Under Irrigation ministry, TRS government redesigned the project Pranahitha-chevella project on the grounds that the original plan had too many environmental obstacles and had very low water storage provision — only about 16.5 tmc ft. After conducting a highly advanced Light Detection and Ranging (LiDAR) survey for a couple of months, the government separated the original component serving the Adilabad area as the Pranahitha project and renamed the rest as Kaleshwaram by redesigning the head works, storage capacity and the canal system based on the data of availability of water at different locations along the course of the Godavari and its tributaries. The Kaleshwaram project has provision for the storage of about 148 tmc ft with plans of utilising 180 tmc ft by lifting at least 2 tmc ft water every day for 90 flood days. The project is designed to irrigate 7,38,851 hectares (over 18.47 lakh acres) uplands in the erstwhile districts of Karimnagar, Nizamabad, Warangal, Medak, Nalgonda and Ranga Reddy.

== Party troubleshooter ==
Harish Rao has close association with party cadre. Cadre often refer to him as party troubleshooter. He played key role during 2014 elections in all Telangana especially in United Medak district and other districts in Northern Telangana. He also took the complete responsibility of by election, 2014: Medak and Narayankhed by elections, TRS party won with huge majority on both the occasions.

==Controversies==
During his tenure as the Irrigation Minister of Telangana, Rao has undertaken an irrigation project as Kaleshwaram Lift Irrigation Project, which was touted as the world's largest multi-stage lift irrigation project.
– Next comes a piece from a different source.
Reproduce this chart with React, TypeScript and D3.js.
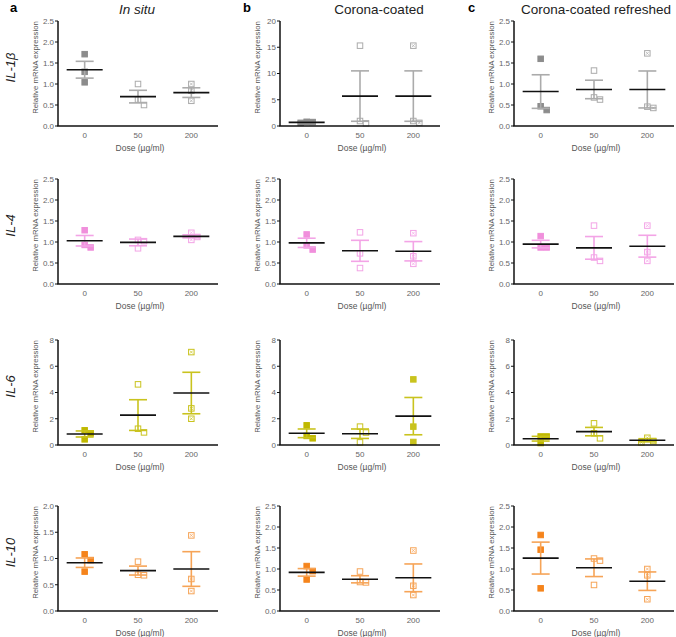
import React from 'react';
import * as d3 from 'd3';

const doses = ['0', '50', '200'];
const columnTitles = ['In situ', 'Corona-coated', 'Corona-coated refreshed'];
const columnLetters = ['a', 'b', 'c'];
const genes = ['IL-1β', 'IL-4', 'IL-6', 'IL-10'];

// y-axis maximum for each gene (row) and condition (column)
const yMaxes = [
  [2.5, 20, 2.5],
  [2.5, 2.5, 2.5],
  [8, 8, 8],
  [2.0, 2.5, 2.5],
];

// replicate values: [column][dose][replicate]
const il1bPoints = [
  [[1.71, 1.29, 1.04], [1.0, 0.63, 0.5], [1.0, 0.84, 0.6]],
  [[0.75, 0.6, 0.8], [15.3, 0.95, 0.5], [15.3, 0.95, 0.6]],
  [[1.6, 0.47, 0.38], [1.32, 0.63, 0.68], [1.73, 0.43, 0.46]],
];
const il1bMeans = [[1.34, 0.7, 0.795], [0.7, 5.7, 5.7], [0.82, 0.87, 0.87]];
const il1bSem = [[0.2, 0.15, 0.115], [0.08, 4.8, 4.8], [0.4, 0.22, 0.44]];

const il4Points = [
  [[1.28, 0.93, 0.87], [1.05, 1.02, 0.85], [1.22, 1.12, 1.05]],
  [[1.18, 0.92, 0.82], [1.23, 0.73, 0.38], [1.21, 0.66, 0.48]],
  [[1.14, 0.87, 0.87], [1.39, 0.63, 0.55], [1.39, 0.76, 0.55]],
];
const il4Means = [[1.03, 0.99, 1.135], [0.98, 0.79, 0.78], [0.95, 0.86, 0.9]];
const il4Sem = [[0.125, 0.08, 0.035], [0.11, 0.25, 0.23], [0.09, 0.27, 0.26]];

const il6Points = [
  [[1.12, 0.89, 0.43], [4.62, 1.24, 0.96], [7.08, 2.79, 2.0]],
  [[1.5, 0.69, 0.51], [1.4, 0.95, 0.2], [5.0, 1.4, 0.23]],
  [[0.65, 0.65, 0.15], [1.65, 0.89, 0.51], [0.55, 0.3, 0.2]],
];
const il6Means = [[0.84, 2.28, 3.96], [0.89, 0.86, 2.2], [0.48, 1.02, 0.36]];
const il6Sem = [[0.23, 1.17, 1.58], [0.33, 0.36, 1.42], [0.18, 0.32, 0.12]];

const il10Points = [
  [[1.08, 0.97, 0.75], [0.94, 0.69, 0.68], [1.44, 0.61, 0.38]],
  [[1.07, 0.95, 0.75], [0.94, 0.68, 0.69], [1.44, 0.6, 0.38]],
  [[1.81, 1.46, 0.54], [1.25, 1.2, 0.62], [1.0, 0.85, 0.28]],
];
const il10Means = [[0.92, 0.77, 0.8], [0.92, 0.755, 0.79], [1.26, 1.03, 0.71]];
const il10Sem = [[0.09, 0.085, 0.33], [0.09, 0.085, 0.33], [0.38, 0.21, 0.22]];

const allPoints = [il1bPoints, il4Points, il6Points, il10Points];
const allMeans = [il1bMeans, il4Means, il6Means, il10Means];
const allSem = [il1bSem, il4Sem, il6Sem, il10Sem];

// styling
const rowColors = [
  { dark: '#8c8c8c', light: '#ababab' },
  { dark: '#f08fdc', light: '#f3a4e6' },
  { dark: '#c0b900', light: '#c9c31e' },
  { dark: '#f5841c', light: '#f6a457' },
];
const colX = [58, 280, 514];
const rowTop = [21, 179, 340, 506];
const plotW = 160;
const plotH = 105;
const font = 'Liberation Sans, Arial, sans-serif';
const sq = 5.5;

function markerKind(row: number, col: number, dose: number) {
  if (dose === 0) return 'filled';
  if (row === 2 && col === 1 && dose === 2) return 'filled';
  return dose === 1 ? 'open' : 'crossed';
}

// spread overlapping replicates sideways, like a Prism scatter
function dodge(ys: number[]) {
  const order = ys.map((y, i) => i).sort((a, b) => ys[a] - ys[b]);
  const placed: { x: number; y: number }[] = [];
  const offs = new Array(ys.length).fill(0);
  order.forEach(i => {
    for (const dx of [0, 6, -6, 12, -12]) {
      if (!placed.some(p => Math.abs(p.y - ys[i]) < 6 && Math.abs(p.x - dx) < 6)) {
        offs[i] = dx;
        placed.push({ x: dx, y: ys[i] });
        break;
      }
    }
  });
  return offs;
}

const Panel = ({ row, col }: { row: number; col: number }) => {
  const x0 = colX[col];
  const y0 = rowTop[row];
  const yMax = yMaxes[row][col];
  const y = d3.scaleLinear().domain([0, yMax]).range([plotH, 0]);
  const x = d3.scalePoint<string>().domain(doses).range([0, plotW]).padding(0.5);
  const ticks = yMax === 20 ? d3.range(0, 21, 5) : yMax === 8 ? d3.range(0, 9, 2) : d3.range(0, yMax + 0.01, 0.5);
  const fmt = yMax === 20 || yMax === 8 ? d3.format('d') : d3.format('.1f');
  const colors = rowColors[row];

  return (
    <g transform={`translate(${x0},${y0})`}>
      {doses.map((d, di) => {
        const cx = x(d) as number;
        const mean = allMeans[row][col][di];
        const sem = allSem[row][col][di];
        const pts = allPoints[row][col][di];
        const pys = pts.map(v => y(v));
        const offs = dodge(pys);
        const kind = markerKind(row, col, di);
        const col0 = di === 0 ? colors.dark : colors.light;
        return (
          <g key={d}>
            {pts.map((v, i) => {
              const px = cx + offs[i];
              const py = pys[i];
              return (
                <g key={i}>
                  <rect
                    x={px - sq / 2}
                    y={py - sq / 2}
                    width={sq}
                    height={sq}
                    fill={kind === 'filled' ? col0 : 'white'}
                    stroke={col0}
                    strokeWidth={1}
                  />
                  {kind === 'crossed' && (
                    <path
                      d={`M${px - 1.5},${py - 1.5}L${px + 1.5},${py + 1.5}M${px + 1.5},${py - 1.5}L${px - 1.5},${py + 1.5}`}
                      stroke={col0}
                      strokeWidth={0.7}
                    />
                  )}
                </g>
              );
            })}
            <g stroke={colors.light} strokeWidth={1.6}>
              <line x1={cx} x2={cx} y1={y(mean + sem)} y2={y(Math.max(0, mean - sem))} />
              <line x1={cx - 9} x2={cx + 9} y1={y(mean + sem)} y2={y(mean + sem)} />
              <line x1={cx - 9} x2={cx + 9} y1={y(mean - sem)} y2={y(mean - sem)} />
            </g>
            <line x1={cx - 18} x2={cx + 18} y1={y(mean)} y2={y(mean)} stroke="#111" strokeWidth={1.6} />
          </g>
        );
      })}
      {/* y axis */}
      <line x1={0} x2={0} y1={0} y2={plotH} stroke="#111" strokeWidth={1.5} />
      {ticks.map(t => (
        <g key={t} transform={`translate(0,${y(t)})`}>
          <line x1={-3} x2={0} stroke="#111" strokeWidth={1} />
          <text x={-4} dy="0.35em" textAnchor="end" fontSize={8} fill="#666" fontFamily={font}>
            {fmt(t)}
          </text>
        </g>
      ))}
      {/* x axis */}
      <line x1={-0.75} x2={plotW} y1={plotH} y2={plotH} stroke="#111" strokeWidth={1.5} />
      {doses.map(d => (
        <text key={d} x={x(d)} y={plotH + 11.5} textAnchor="middle" fontSize={8} fill="#666" fontFamily={font}>
          {d}
        </text>
      ))}
      <text x={plotW / 2 + 2} y={plotH + 25} textAnchor="middle" fontSize={8.5} fill="#555" fontFamily={font}>
        Dose (µg/ml)
      </text>
      <text
        transform={`translate(-20,${plotH / 2 - 6}) rotate(-90)`}
        textAnchor="middle"
        fontSize={7.8}
        fill="#555"
        fontFamily={font}
      >
        Relative mRNA expression
      </text>
    </g>
  );
};

const App = () => {
  const letterX = [10, 243, 468];
  const titleX = [137, 379, 596];
  return (
    <svg width={676} height={637} style={{ position: 'absolute', left: 0, top: 0, background: 'white' }}>
      {columnLetters.map((l, i) => (
        <text key={l} x={letterX[i]} y={12} fontSize={13} fontWeight="bold" fontFamily={font} fill="#000">
          {l}
        </text>
      ))}
      {columnTitles.map((t, i) => (
        <text
          key={t}
          x={titleX[i]}
          y={14}
          textAnchor="middle"
          fontSize={13.5}
          fontStyle={i === 0 ? 'italic' : 'normal'}
          fontFamily={font}
          fill="#222"
        >
          {t}
        </text>
      ))}
      {genes.map((g, r) => (
        <text
          key={g}
          transform={`translate(15,${rowTop[r] + plotH / 2 - 6}) rotate(-90)`}
          textAnchor="middle"
          fontSize={13}
          fontStyle="italic"
          fontFamily={font}
          fill="#222"
        >
          {g}
        </text>
      ))}
      {genes.map((g, r) => columnTitles.map((t, c) => <Panel key={`${r}-${c}`} row={r} col={c} />))}
    </svg>
  );
};

export default App;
The Comptroller and Auditor General (CAG) of India has come out with a damning report on the project in Feb 2024, which says it was economically unviable from the start and details the massive cost overruns, possible undue benefits accrued to contractors for the supply and commissioning of pumps, motors, etc., and the poor planning involved. The project costs have likely exceeded to Rs. 1.47 lakh crores (US$17.698 billion), as against Rs. 81,911 crores (US$9.87 billion) projected to the Central Water Commission (CWC). This report was released within a year after the Medigadda barrage sank. The National Dam Safety Authority (NDSA) found that the Medigadda barrage is severely compromised, rendering it useless unless fully renovated.